Porter identified that these five competitive forces shapes every industry and every market. These forces determine the intensity of competition and hence the profitability and attractiveness of an industry. The objective of corporate strategy should be to modify these competitive forces in a way that improves the position of the organization.
Porter’s model supports analysis of the driving forces in an industry. Based on the information derived from the Five Forces Analysis, management can decide how to influence or to exploit particular characteristics of their industry.
Therefore, it is necessary to determine the scope of the market to be analyzed in a first step. Following, all relevant forces for this market are identified and analyzed. Hence, it is not necessary to analyze all elements of all competitive forces with the same depth.
The Five Forces Model is based on microeconomics. It takes into account supply and demand, complementary products and substitutes, the relationship between volume of production and cost of production and market structures like monopoly, oligopoly or perfect competition.
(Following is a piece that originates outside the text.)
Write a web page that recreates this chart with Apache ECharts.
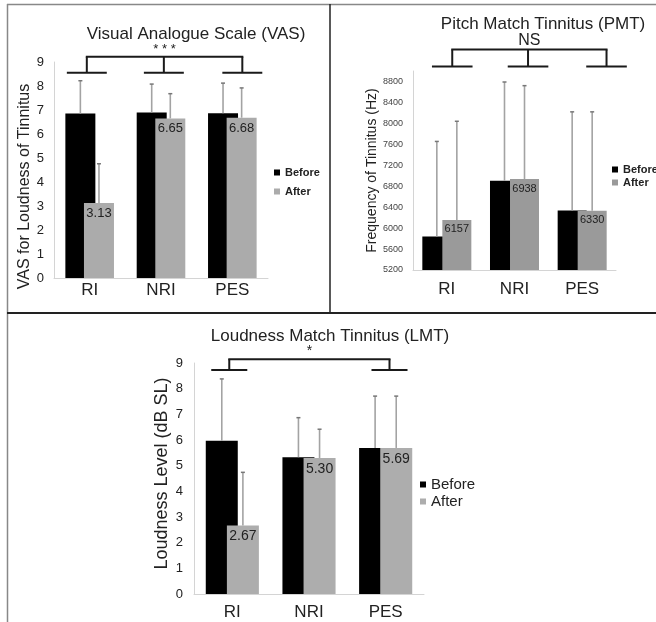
<!DOCTYPE html>
<html>
<head>
<meta charset="utf-8">
<script src="https://cdn.jsdelivr.net/npm/echarts@6/dist/echarts.min.js"></script>
<style>
  html, body { margin: 0; padding: 0; background: #fff; }
  #main { width: 656px; height: 622px; }
</style>
</head>
<body>
<div id="main"></div>
<script>
const categories = ['RI', 'NRI', 'PES'];

// Visual Analogue Scale (VAS)
const vasBefore = [6.85, 6.9, 6.86];
const vasAfter = [3.13, 6.65, 6.68];
const vasBeforeTop = [8.22, 8.08, 8.12];
const vasAfterTop = [4.76, 7.68, 7.92];

// Pitch Match Tinnitus (PMT)
const pmtBefore = [5840, 6903, 6335];
const pmtAfter = [6157, 6938, 6330];
const pmtBeforeTop = [7655, 8790, 8220];
const pmtAfterTop = [8040, 8720, 8220];

// Loudness Match Tinnitus (LMT)
const lmtBefore = [5.97, 5.33, 5.69];
const lmtAfter = [2.67, 5.30, 5.69];
const lmtBeforeTop = [8.38, 6.87, 7.71];
const lmtAfterTop = [4.74, 6.42, 7.71];

// significance brackets: which categories, bracket levels in axis units, label
const vasSig = { cats: [0, 1, 2], low: 8.55, high: 9.22, text: '* * *' };
const pmtSig = { cats: [0, 1, 2], low: 9085, high: 9410, text: 'NS' };
const lmtSig = { cats: [0, 2], low: 8.73, high: 9.15, text: '*' };

const FONT = 'Liberation Sans, Arial, sans-serif';
const chart = echarts.init(document.getElementById('main'));

function errorSeries(idx, name, vals, tops, shift) {
  return {
    type: 'custom',
    name: name + ' err',
    xAxisIndex: idx,
    yAxisIndex: idx,
    z: 5,
    silent: true,
    data: vals.map((v, i) => [i, v, tops[i]]),
    renderItem: function (params, api) {
      const p0 = api.coord([api.value(0), api.value(1)]);
      const p1 = api.coord([api.value(0), api.value(2)]);
      const x = p0[0] + shift;
      return {
        type: 'group',
        children: [
          { type: 'line', shape: { x1: x, y1: p0[1], x2: x, y2: p1[1] },
            style: { stroke: '#a3a3a3', lineWidth: 1.6 } },
          { type: 'line', shape: { x1: x - 2, y1: p1[1], x2: x + 2, y2: p1[1] },
            style: { stroke: '#777', lineWidth: 1.5 } }
        ]
      };
    }
  };
}

function bracketSeries(idx, sig, shifts, half, fontSize) {
  return {
    type: 'custom',
    xAxisIndex: idx,
    yAxisIndex: idx,
    silent: true,
    z: 6,
    data: [[0, sig.low]],
    renderItem: function (params, api) {
      const band = api.size([1, 0])[0];
      const yLow = api.coord([0, sig.low])[1];
      const yHigh = api.coord([0, sig.high])[1];
      const xs = sig.cats.map((c, k) => api.coord([c, sig.low])[0] + shifts[k] * band);
      const st = { stroke: '#1a1a1a', lineWidth: 2, fill: null };
      const kids = [];
      xs.forEach(x => {
        kids.push({ type: 'line', shape: { x1: x - half * band, y1: yLow, x2: x + half * band, y2: yLow }, style: st });
        kids.push({ type: 'line', shape: { x1: x, y1: yLow, x2: x, y2: yHigh }, style: st });
      });
      kids.push({ type: 'line', shape: { x1: xs[0] - 1, y1: yHigh, x2: xs[xs.length - 1] + 1, y2: yHigh }, style: st });
      kids.push({ type: 'text', style: {
        text: sig.text, x: (xs[0] + xs[xs.length - 1]) / 2, y: yHigh - 1,
        align: 'center', verticalAlign: 'bottom', fill: '#222',
        fontSize: fontSize, fontFamily: FONT } });
      return { type: 'group', children: kids };
    }
  };
}

function barPair(idx, before, after, grey, bw, gapPct, labelSize, digits) {
  return [
    { type: 'bar', name: 'Before', xAxisIndex: idx, yAxisIndex: idx, data: before,
      barWidth: bw, barGap: gapPct + '%', itemStyle: { color: '#000' } },
    { type: 'bar', name: 'After', xAxisIndex: idx, yAxisIndex: idx, data: after,
      barWidth: bw, barGap: gapPct + '%', itemStyle: { color: grey },
      label: { show: true, position: 'insideTop', distance: 4, color: '#222',
        fontSize: labelSize, fontFamily: FONT,
        formatter: p => Number(p.value).toFixed(digits) } }
  ];
}

const greyVas = '#ababab', greyPmt = '#9a9a9a', greyLmt = '#adadad';
const bw = [30, 29, 32];
const gp = [-38, -31, -34];
const off = bw.map((w, i) => (w + w * gp[i] / 100) / 2);

const axisGrey = { lineStyle: { color: '#d4d4d4', width: 1 } };

function xAx(idx, margin) {
  return {
    type: 'category', gridIndex: idx, data: categories,
    axisLine: axisGrey, axisTick: { show: false },
    axisLabel: { fontSize: 17, color: '#222', fontFamily: FONT, margin: margin }
  };
}

const option = {
  animation: false,
  backgroundColor: '#fff',
  title: [
    { text: 'Visual Analogue Scale (VAS)', left: 191, top: 21, textAlign: 'center',
      textStyle: { fontSize: 17, fontWeight: 'normal', color: '#222', fontFamily: FONT } },
    { text: 'Pitch Match Tinnitus (PMT)', left: 538, top: 11, textAlign: 'center',
      textStyle: { fontSize: 17, fontWeight: 'normal', color: '#222', fontFamily: FONT } },
    { text: 'Loudness Match Tinnitus (LMT)', left: 325, top: 323, textAlign: 'center',
      textStyle: { fontSize: 17, fontWeight: 'normal', color: '#222', fontFamily: FONT } }
  ],
  legend: [
    { orient: 'vertical', left: 269, top: 162, itemWidth: 6, itemHeight: 6, icon: 'rect', itemGap: 8,
      selectedMode: false,
      textStyle: { fontSize: 11, fontWeight: 'bold', color: '#222', fontFamily: FONT },
      data: [{ name: 'Before', itemStyle: { color: '#000' } }, { name: 'After', itemStyle: { color: greyVas } }] },
    { orient: 'vertical', left: 607, top: 159, itemWidth: 6, itemHeight: 6, icon: 'rect', itemGap: 2,
      selectedMode: false,
      textStyle: { fontSize: 11, fontWeight: 'bold', color: '#222', fontFamily: FONT },
      data: [{ name: 'Before', itemStyle: { color: '#000' } }, { name: 'After', itemStyle: { color: greyPmt } }] },
    { orient: 'vertical', left: 415, top: 472, itemWidth: 6, itemHeight: 6, icon: 'rect', itemGap: 2,
      selectedMode: false,
      textStyle: { fontSize: 15, color: '#222', fontFamily: FONT },
      data: [{ name: 'Before', itemStyle: { color: '#000' } }, { name: 'After', itemStyle: { color: greyLmt } }] }
  ],
  grid: [
    { left: 54, top: 62, width: 214, height: 216 },
    { left: 413, top: 71, width: 203, height: 199 },
    { left: 194, top: 363, width: 230, height: 231 }
  ],
  xAxis: [xAx(0, 4), xAx(1, 11), xAx(2, 10)],
  yAxis: [
    { type: 'value', gridIndex: 0, min: 0, max: 9, interval: 1,
      name: 'VAS for Loudness of Tinnitus', nameLocation: 'middle', nameGap: 20,
      nameTextStyle: { fontSize: 16, color: '#222', fontFamily: FONT, padding: [0, 33, 0, 0] },
      axisLine: Object.assign({ show: true }, axisGrey), axisTick: { show: false }, splitLine: { show: false },
      axisLabel: { fontSize: 13, color: '#222', fontFamily: FONT, margin: 10 } },
    { type: 'value', gridIndex: 1, min: 5200, max: 9000, interval: 400,
      name: 'Frequency of Tinnitus (Hz)', nameLocation: 'middle', nameGap: 34,
      nameTextStyle: { fontSize: 14, color: '#222', fontFamily: FONT },
      axisLine: Object.assign({ show: true }, axisGrey), axisTick: { show: false }, splitLine: { show: false },
      axisLabel: { fontSize: 9, color: '#444', fontFamily: FONT, margin: 10,
        formatter: v => (v > 8800 ? '' : v) } },
    { type: 'value', gridIndex: 2, min: 0, max: 9, interval: 1,
      name: 'Loudness Level (dB SL)', nameLocation: 'middle', nameGap: 23,
      nameTextStyle: { fontSize: 18, color: '#222', fontFamily: FONT, padding: [0, 0, 0, 10] },
      axisLine: Object.assign({ show: true }, axisGrey), axisTick: { show: false }, splitLine: { show: false },
      axisLabel: { fontSize: 13, color: '#222', fontFamily: FONT, margin: 11 } }
  ],
  series: [
    ...barPair(0, vasBefore, vasAfter, greyVas, bw[0], gp[0], 13, 2),
    ...barPair(1, pmtBefore, pmtAfter, greyPmt, bw[1], gp[1], 11, 0),
    ...barPair(2, lmtBefore, lmtAfter, greyLmt, bw[2], gp[2], 14, 2),
    errorSeries(0, 'Before', vasBefore, vasBeforeTop, -off[0]),
    errorSeries(0, 'After', vasAfter, vasAfterTop, off[0]),
    errorSeries(1, 'Before', pmtBefore, pmtBeforeTop, -off[1]),
    errorSeries(1, 'After', pmtAfter, pmtAfterTop, off[1]),
    errorSeries(2, 'Before', lmtBefore, lmtBeforeTop, -off[2]),
    errorSeries(2, 'After', lmtAfter, lmtAfterTop, off[2]),
    bracketSeries(0, vasSig, [-0.04, 0.04, 0.14], 0.28, 13),
    bracketSeries(1, pmtSig, [0.08, 0.2, 0.36], 0.3, 16),
    bracketSeries(2, lmtSig, [-0.04, 0.05], 0.235, 14)
  ],
  graphic: [
    { type: 'line', shape: { x1: 7.5, y1: 4, x2: 7.5, y2: 622 }, style: { stroke: '#888', lineWidth: 1.5 } },
    { type: 'line', shape: { x1: 7, y1: 4.5, x2: 656, y2: 4.5 }, style: { stroke: '#888', lineWidth: 1.5 } },
    { type: 'line', shape: { x1: 330, y1: 4, x2: 330, y2: 313 }, style: { stroke: '#222', lineWidth: 1.5 } },
    { type: 'line', shape: { x1: 7, y1: 313, x2: 656, y2: 313 }, style: { stroke: '#222', lineWidth: 2 } }
  ]
};

chart.setOption(option);
</script>
</body>
</html>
After the analysis of current and potential future state of the five competitive forces, managers can search for options to influence these forces in their organization’s interest. Although industry-specific business models will limit options, the own strategy can change the impact of competitive forces on the organization. The objective is to reduce the power of competitive forces.
The model is based on the idea of competition. It assumes that companies try to achieve competitive advantages over other players in the markets as well as over suppliers or customers. With this focus, it dos not really take into consideration strategies like strategic alliances, electronic linking of information systems of all companies along a value chain, virtual enterprise-networks or others.
As for the limitations part, nothing in this world is in itself PERFECT, so is this five forces model. Sometimes, it is better if some new player enter the market. It gives way to fresh thinking and catches the attention of the customers, in addition to benefits like infrastructure development. Again, it is better if a decent number of substitutes are valuable in the market, as it makes one think how to better his product and win the hearts of the clients.
In reference to the generic strategies it became clear over time that in reality there were some shades of grey in the distinction between differentiation and cost, compared to the black and white that is projected in theory. It is very difficult for most companies to completely ignore cost, no matter how different their product offering is. Similarly, most companies will not admit that their product is essentially the same as that of others (Macmillan et al, 2000).
It is important for analysts to bear in mind that Porter’s generic strategies should be considered as a part of a broader strategic analysis. The generic strategies only provide a good starting point for exploring the concepts of cost leadership and differentiation and may not provide relevant strategic routes in the case of fast growing markets (Lynch, 2003).
It is important to conduct other analyses like PESTEL analysis to analyse how the generic strategy being employed by a company should change in accordance with external factors. Other useful analyses would include SWOT analysis of the key success factors etc.